ここからは私見になります(ここまでもですが)、ときどき人間性ってなんだろう、と考えることがあります。ニュースを聞いて、「それが人間のすることか…」と思ってしまうことが多々あるのです。

そうしたひどいニュースについてここで触れることはしませんが、「人間的ではない」と思われるものに、二つのタイプがあることに最近気づきました。言われてみれば当たり前なのですが、一つは杓子定規で機械(の一部)のようになってしまっている場合。もう一つは、けだもののようになってしまっている場合です。機械のようになっている人を見た時には、「この人には血が通っていない、もう少し生き物らしくあってほしい」と思います。また、けだものとしかいいようのないような振る舞いをした人のニュースに触れた時には、「人間としての理性はどこにいってしまったんだ」と思います。一方は脳みそ過多の生命感欠如、一方は獣性過剰の理性欠乏、といった感じです。「非人間的」なありように、真逆な二つのタイプがあるように感じられます。

では、人間的なありようというのは、この二つの真ん中にあるのでしょうか。この二つのバランスでなりたつのでしょうか。このあたりはいろんな議論があるところでしょうが、私は同じ「非人間化」の二側面のように思います。人間が人間扱いされない場面、機械のように振る舞うことが求められる環境に置かれると、その人はだんだんけだものになっていくのかもしれないと思うのです。

今私たちが暮らすこの世の中、職場などが、人を人として扱っているかどうか、けっこう危うい時代になってきているように思います。こういう時代に「自身の人生をよりよいものとし、さらには世の中をよくしていく」にはどうしたらよいのか。

そのためには、人間の「人間的」なありようをきちんとつかみ、イメージし、それにそって行動していくほかないのでしょう。そしてそうした人間的なものというのは、芸術はもちろんですが、それ以外のさまざまなものごと(文化)の中に表現されてきたのです。それを読み取るたいせつな仕事をしてきたのが人文学でした。しかし今、その視点や方法を、より多くの人が得、共有することが求められているのだと思います。

芸術教養学科がやろうとしているのは、そういうことなのだと、私は思っています。人間を見つめる視点や方法を、一部の知的エリートではなく、暮らしに仕事に遊びに生きる全ての人に解放すること、さらにデザイン思考という新型のエンジンによって、それを未来に向けて推進することを構想しているのです。

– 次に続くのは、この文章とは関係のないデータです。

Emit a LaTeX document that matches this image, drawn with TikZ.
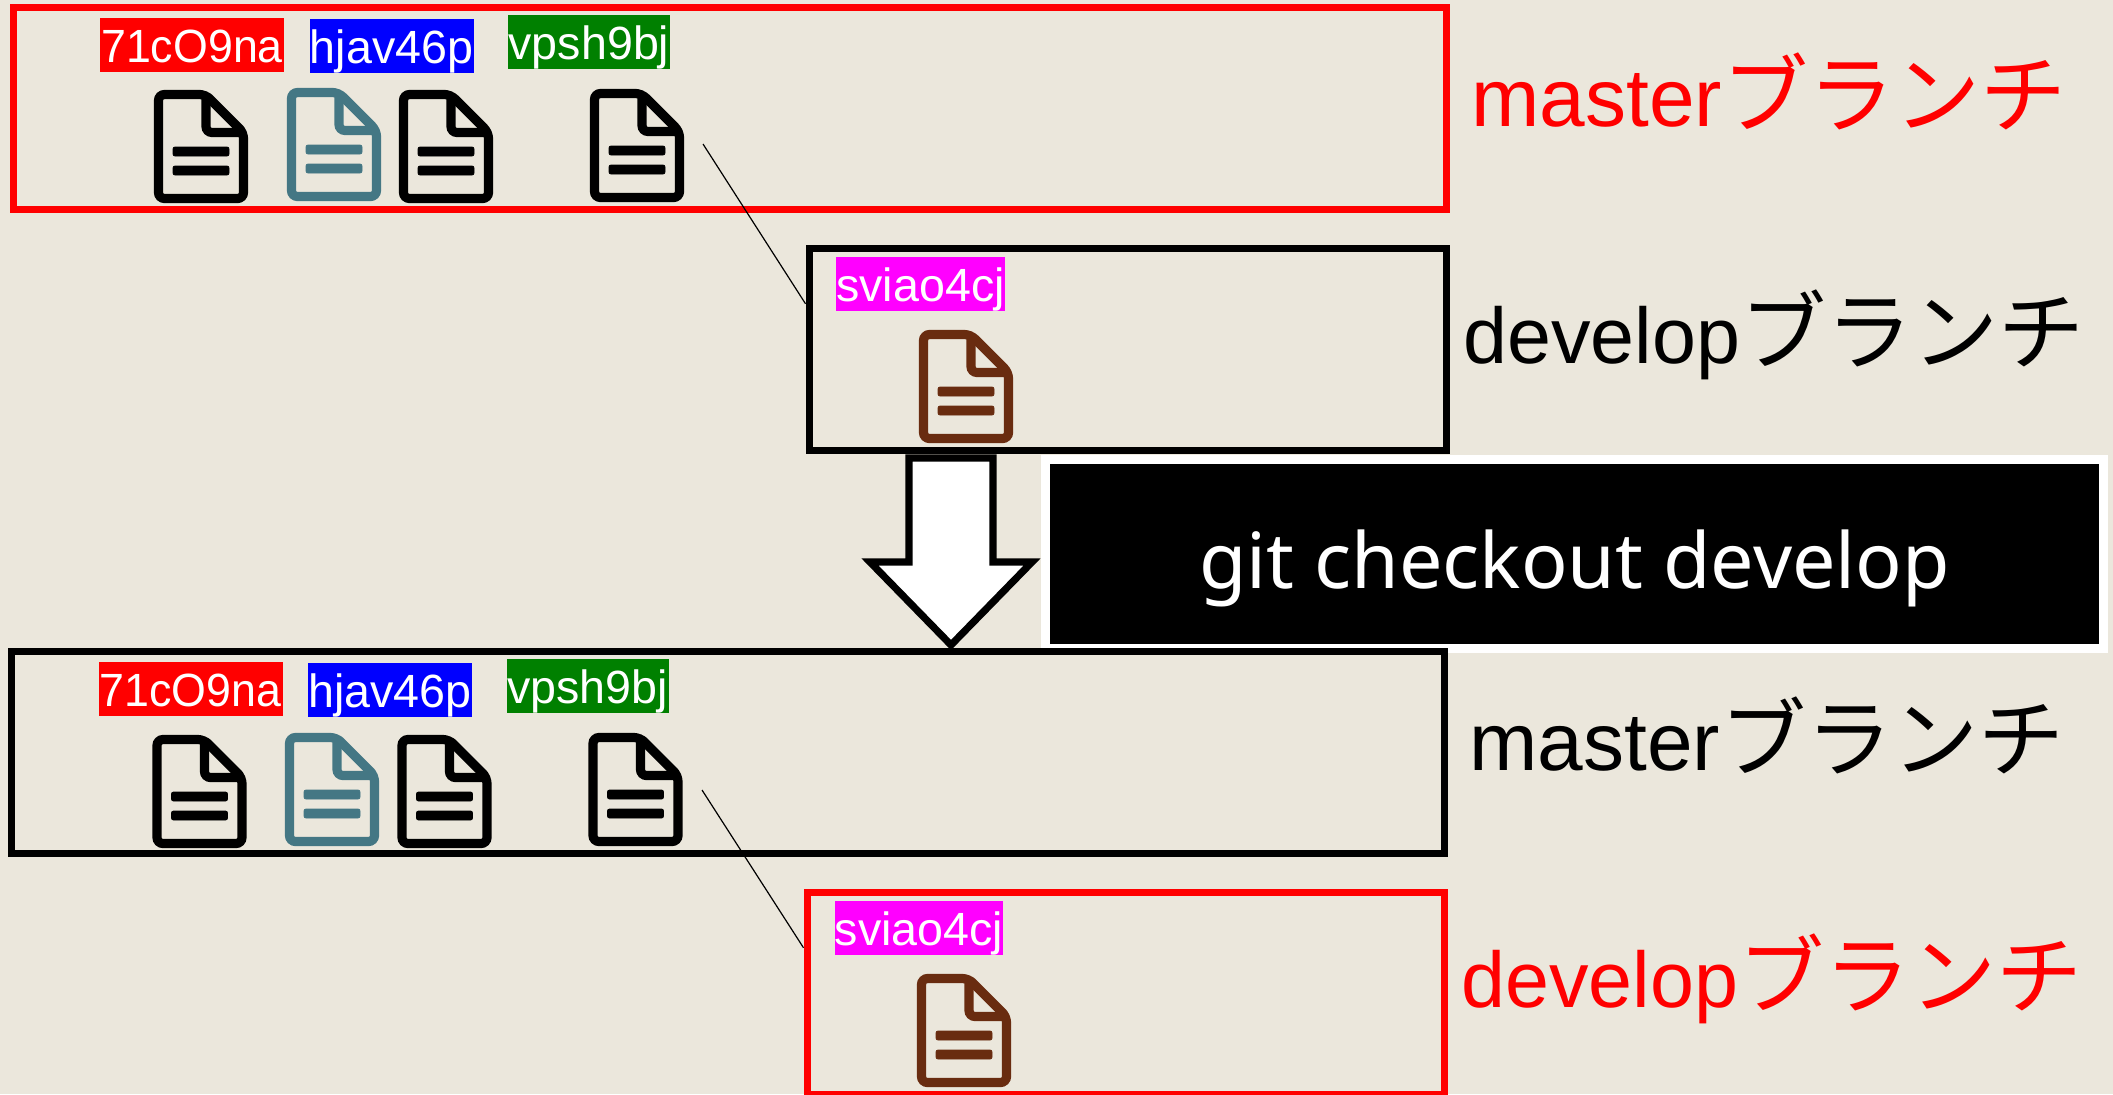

さて本学は今春、通信制大学院に新たに「学際デザイン研究領域」(https://www.kyoto-art.ac.jp/tg/designlp/)を立ち上げます。この1月19日に開催された説明会には、200人を超える方が集まられたとのこと。関心の高さが伺われます。この新しい大学院課程では、芸術教養学科の学びと繋がる発展的な研究実践が行われます。芸術教養学科と、理念的なものを共有しているのです。
この「ビジネスに『デザイン思考の想像力』を」というキャッチコピーを読んで、どう思われましたか? これだけ見ると、儲けに直結することが教えてもらえそうな感じがするかもしれません。

もちろんここでの教育内容の中には、創発的な創造プロセスに関する、「仕事に直接役立つ」ものも含まれています。でもそれだけではありません。
家庭や地域や職場での生活が、より創造的でいきいきとした「人間的」なものとなること。それが個人にとっても世の中にとっても、まわりまわって生産的な意味を持っていくのではないかと思います。私は、芸術教養の意味はそこにあると思っています。

芸術教養を身につけることは、短期的な収益の向上には必ずしも結びつかないかもしれませんが、「人間的」な共生を通じた豊かさにはまっすぐにつながっていると思います。少なくとも、それを踏まえた教育研究を行なっているつもりです。ご関心を持っていただければ幸いです。